In part, it's the election cycle. The current election reminds Fisher (left) of one two decades ago: "This cycle is almost identical to the 1991-1992" election—we had "the Greek bankruptcy, double dip recession, the banking crisis. Ross Perot" was a presidential candidate, and "it was in Bill Clinton's interest to talk down the economy—and George Herbert Walker Bush," was saying, "stay the course.
This time it's the Republicans' interest to talk down the Democrats," about the economy. Now, with the midterm elections over, and Republicans taking over the House, "it's no longer in the Republicans' interest to talk down the economy."
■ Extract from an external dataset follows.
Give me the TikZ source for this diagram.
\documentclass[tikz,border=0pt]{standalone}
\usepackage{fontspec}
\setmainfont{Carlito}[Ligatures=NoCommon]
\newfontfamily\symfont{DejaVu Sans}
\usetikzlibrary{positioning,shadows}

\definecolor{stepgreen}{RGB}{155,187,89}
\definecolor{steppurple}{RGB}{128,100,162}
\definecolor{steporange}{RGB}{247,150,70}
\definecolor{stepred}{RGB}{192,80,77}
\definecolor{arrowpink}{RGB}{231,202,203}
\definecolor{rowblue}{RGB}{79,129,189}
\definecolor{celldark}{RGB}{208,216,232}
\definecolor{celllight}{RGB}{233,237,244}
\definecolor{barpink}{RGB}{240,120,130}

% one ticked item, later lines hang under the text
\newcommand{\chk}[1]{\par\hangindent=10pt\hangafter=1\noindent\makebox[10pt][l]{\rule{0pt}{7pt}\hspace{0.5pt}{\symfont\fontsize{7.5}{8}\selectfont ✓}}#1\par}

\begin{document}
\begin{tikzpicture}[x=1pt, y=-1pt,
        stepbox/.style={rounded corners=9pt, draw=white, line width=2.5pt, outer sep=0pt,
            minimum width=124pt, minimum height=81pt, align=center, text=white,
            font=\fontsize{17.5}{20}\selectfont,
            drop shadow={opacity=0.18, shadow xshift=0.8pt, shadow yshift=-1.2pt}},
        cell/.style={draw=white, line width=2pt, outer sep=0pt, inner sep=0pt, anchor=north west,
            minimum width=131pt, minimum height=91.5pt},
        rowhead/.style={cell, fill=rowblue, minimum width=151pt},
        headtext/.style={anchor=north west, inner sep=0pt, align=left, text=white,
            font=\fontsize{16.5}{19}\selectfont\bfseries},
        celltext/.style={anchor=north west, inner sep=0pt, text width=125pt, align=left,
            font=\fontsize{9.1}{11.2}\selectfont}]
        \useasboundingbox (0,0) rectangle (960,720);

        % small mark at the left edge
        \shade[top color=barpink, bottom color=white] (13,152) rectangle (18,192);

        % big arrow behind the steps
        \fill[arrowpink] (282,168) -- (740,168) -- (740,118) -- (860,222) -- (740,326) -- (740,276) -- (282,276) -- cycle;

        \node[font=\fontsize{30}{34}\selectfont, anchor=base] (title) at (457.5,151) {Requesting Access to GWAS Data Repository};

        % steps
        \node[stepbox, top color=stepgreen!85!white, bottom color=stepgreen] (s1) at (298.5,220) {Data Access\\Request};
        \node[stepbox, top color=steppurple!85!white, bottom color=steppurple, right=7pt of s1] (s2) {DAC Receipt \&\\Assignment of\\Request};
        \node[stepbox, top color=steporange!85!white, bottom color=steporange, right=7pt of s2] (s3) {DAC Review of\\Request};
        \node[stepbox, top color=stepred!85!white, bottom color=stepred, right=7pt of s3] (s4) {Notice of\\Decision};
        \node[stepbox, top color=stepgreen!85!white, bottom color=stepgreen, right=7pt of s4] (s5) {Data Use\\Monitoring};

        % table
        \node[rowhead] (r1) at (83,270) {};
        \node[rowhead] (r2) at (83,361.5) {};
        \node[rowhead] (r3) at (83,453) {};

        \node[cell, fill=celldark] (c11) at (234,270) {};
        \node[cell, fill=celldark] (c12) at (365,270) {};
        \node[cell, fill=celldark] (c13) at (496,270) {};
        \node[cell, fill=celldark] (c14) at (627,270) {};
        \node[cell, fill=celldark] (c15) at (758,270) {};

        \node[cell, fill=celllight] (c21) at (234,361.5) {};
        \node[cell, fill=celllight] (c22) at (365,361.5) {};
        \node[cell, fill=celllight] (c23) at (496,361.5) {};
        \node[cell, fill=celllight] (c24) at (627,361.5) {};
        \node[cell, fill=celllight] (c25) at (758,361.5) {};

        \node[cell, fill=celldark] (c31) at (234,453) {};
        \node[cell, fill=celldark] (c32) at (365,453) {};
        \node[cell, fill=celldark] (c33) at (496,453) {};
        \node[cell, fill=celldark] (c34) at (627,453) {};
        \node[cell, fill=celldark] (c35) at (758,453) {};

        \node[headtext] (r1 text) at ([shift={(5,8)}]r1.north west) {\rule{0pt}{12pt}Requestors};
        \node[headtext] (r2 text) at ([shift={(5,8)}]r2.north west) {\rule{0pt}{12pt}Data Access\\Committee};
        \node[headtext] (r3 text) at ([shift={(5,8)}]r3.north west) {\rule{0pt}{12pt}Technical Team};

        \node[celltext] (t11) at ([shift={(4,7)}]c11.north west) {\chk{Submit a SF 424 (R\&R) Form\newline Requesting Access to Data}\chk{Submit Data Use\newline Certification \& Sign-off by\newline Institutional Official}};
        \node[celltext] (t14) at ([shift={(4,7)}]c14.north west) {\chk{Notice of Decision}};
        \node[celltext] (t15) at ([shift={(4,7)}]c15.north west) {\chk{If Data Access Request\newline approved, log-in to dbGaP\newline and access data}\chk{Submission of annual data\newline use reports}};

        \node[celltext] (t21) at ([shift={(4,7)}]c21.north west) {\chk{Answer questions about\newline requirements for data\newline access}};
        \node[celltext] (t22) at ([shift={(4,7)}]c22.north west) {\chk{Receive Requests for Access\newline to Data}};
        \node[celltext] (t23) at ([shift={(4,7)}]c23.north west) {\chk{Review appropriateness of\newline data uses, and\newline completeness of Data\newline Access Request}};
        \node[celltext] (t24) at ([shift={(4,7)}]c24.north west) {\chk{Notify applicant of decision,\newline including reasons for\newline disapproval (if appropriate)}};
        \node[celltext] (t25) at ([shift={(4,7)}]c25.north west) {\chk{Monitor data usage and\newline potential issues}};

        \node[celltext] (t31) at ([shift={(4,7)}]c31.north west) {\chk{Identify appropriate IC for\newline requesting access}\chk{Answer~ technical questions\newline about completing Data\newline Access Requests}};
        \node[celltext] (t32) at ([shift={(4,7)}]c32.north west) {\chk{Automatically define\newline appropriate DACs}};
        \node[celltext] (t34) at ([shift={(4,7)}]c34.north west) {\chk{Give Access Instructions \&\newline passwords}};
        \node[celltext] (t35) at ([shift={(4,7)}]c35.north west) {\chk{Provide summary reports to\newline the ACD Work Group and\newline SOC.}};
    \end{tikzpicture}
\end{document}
Fischer, who manages more than $37 billion for north of 20,000 investors and more than 100 institutions from his headquarters in Woodside, Calif., notes that investment advisors tend to be "more Republican, more conservative." When "politicians agree with you," he says, it's possible that you "don't realize that they may not mean" what they say, Fisher explains. Since investment advisors tend to be "more Republican; more conservative," Fisher contends that they "tend to be blind to that when politicians are saying something they agree with."
Because in this cycle the "investor class" has been "so risk averse, and concerned about a double-dip recession, the PIGgieS and Obama," Fisher expects the reversal "effect to be stronger than normal."
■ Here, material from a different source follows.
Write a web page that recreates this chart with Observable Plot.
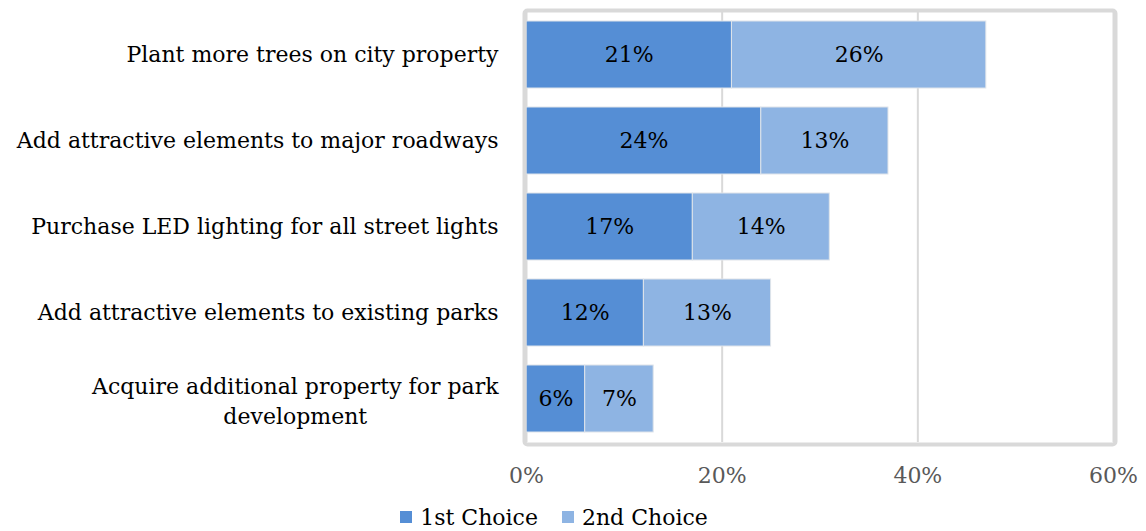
<!DOCTYPE html>
<html>
<head>
<meta charset="utf-8">
<script src="https://cdn.jsdelivr.net/npm/d3@7"></script>
<script src="https://cdn.jsdelivr.net/npm/@observablehq/plot@0.6"></script>
<style>
  html, body { margin: 0; padding: 0; background: #fff; }
  body { width: 1146px; height: 531px; overflow: hidden; font-family: "DejaVu Serif", serif; }
  #legend { display: flex; justify-content: center; align-items: center; gap: 24px; height: 36px; margin-top: 4px; margin-left: -38px; font-size: 22px; color: #000; }
  #legend .item { display: flex; align-items: center; gap: 8px; }
  #legend .sw { width: 12px; height: 12px; display: inline-block; }
</style>
</head>
<body>
<div id="chart"></div>
<div id="legend"></div>
<script>
const categories = [
  "Plant more trees on city property",
  "Add attractive elements to major roadways",
  "Purchase LED lighting for all street lights",
  "Add attractive elements to existing parks",
  "Acquire additional property for park development"
];
const categoryLabels = [
  "Plant more trees on city property",
  "Add attractive elements to major roadways",
  "Purchase LED lighting for all street lights",
  "Add attractive elements to existing parks",
  "Acquire additional property for park\ndevelopment"
];
const series = ["1st Choice", "2nd Choice"];
const firstChoice = [0.21, 0.24, 0.17, 0.12, 0.06];
const secondChoice = [0.26, 0.13, 0.14, 0.13, 0.07];
const colors = ["#558ED5", "#8EB4E3"];
const xTicks = [0, 0.2, 0.4, 0.6];

const data = [];
categories.forEach((c, i) => {
  data.push({category: c, series: series[0], value: firstChoice[i]});
  data.push({category: c, series: series[1], value: secondChoice[i]});
});

const FONT = "DejaVu Serif";
const labelSize = 22;
const pct = d3.format(".0%");

// measure text for centering multi-line labels
const ctx = document.createElement("canvas").getContext("2d");
ctx.font = `${labelSize}px "${FONT}"`;
const labelRows = categories.map((c, i) => ({category: c, label: categoryLabels[i]}));
const single = labelRows.filter(d => !d.label.includes("\n"));
const multi = labelRows.filter(d => d.label.includes("\n")).map(d => {
  const w = d3.max(d.label.split("\n"), s => ctx.measureText(s).width);
  return {...d, half: w / 2};
});
const gap = 28;

const marks = [
  Plot.gridX(xTicks, {stroke: "#d9d9d9", strokeWidth: 2, strokeOpacity: 1}),
  Plot.barX(data, Plot.stackX({x: "value", y: "category", fill: "series", stroke: "#dfe4ea", strokeWidth: 1})),
  Plot.text(data, Plot.stackX({x: "value", y: "category", text: d => pct(d.value), fill: "#000", fontSize: 22})),
  Plot.frame({stroke: "#d9d9d9", strokeWidth: 4, inset: -2, rx: 3}),
  Plot.axisX({ticks: xTicks, tickFormat: pct, tickSize: 0, tickPadding: 25, fontSize: 22, fill: "#595959", label: null}),
  Plot.text(single, {y: "category", text: "label", frameAnchor: "left", textAnchor: "end", dx: -gap, fontSize: labelSize, fill: "#000"})
];
multi.forEach(m => {
  marks.push(Plot.text([m], {y: "category", text: "label", frameAnchor: "left", textAnchor: "middle", dx: -(gap + m.half), fontSize: labelSize, fill: "#000", lineHeight: 1.36}));
});

const chart = Plot.plot({
  width: 1146,
  height: 495,
  marginLeft: 526,
  marginRight: 33,
  marginTop: 12,
  marginBottom: 53,
  style: {fontFamily: FONT, background: "#fff", overflow: "visible"},
  x: {domain: [0, 0.6], axis: null},
  y: {domain: categories, paddingInner: 0.22, paddingOuter: 0.1, axis: null},
  color: {domain: series, range: colors},
  marks
});
document.getElementById("chart").append(chart);

const legend = document.getElementById("legend");
series.forEach((s, i) => {
  const item = document.createElement("div");
  item.className = "item";
  const sw = document.createElement("span");
  sw.className = "sw";
  sw.style.background = colors[i];
  const t = document.createElement("span");
  t.textContent = s;
  item.append(sw, t);
  legend.append(item);
});
</script>
</body>
</html>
Uniquely American: We Know When Our Elections Will Be
"In my view—which may be wrong—the driving feature is amplified this year," Fisher argues. And what does he see as the driving feature? "It's fundamental to American politics: the predictable timing of the election cycle we have here. We know when the election is. The president knows his party loses power relative to the opposing party," after mid-term elections, "so they get onerous legislation done in the first two years." In President Barack Obama's "case, it was spending, health care and financial reforms." After the first two years of a president's term, the mid-term election, it's harder to get controversial legislation through—the opposition is too strong; "they'll never get it through after that."
We'd "have to go back to World War II to find a negative six-months after a mid-term election," says Fisher. He adds: it's "normal to see a good stock market after the mid term—up 3% in the first two months—to the end of the year; average up 12% in the first six months; and average 17.5% in the12 months after." The thing is, he says, "no one ever gets the average—it's something else."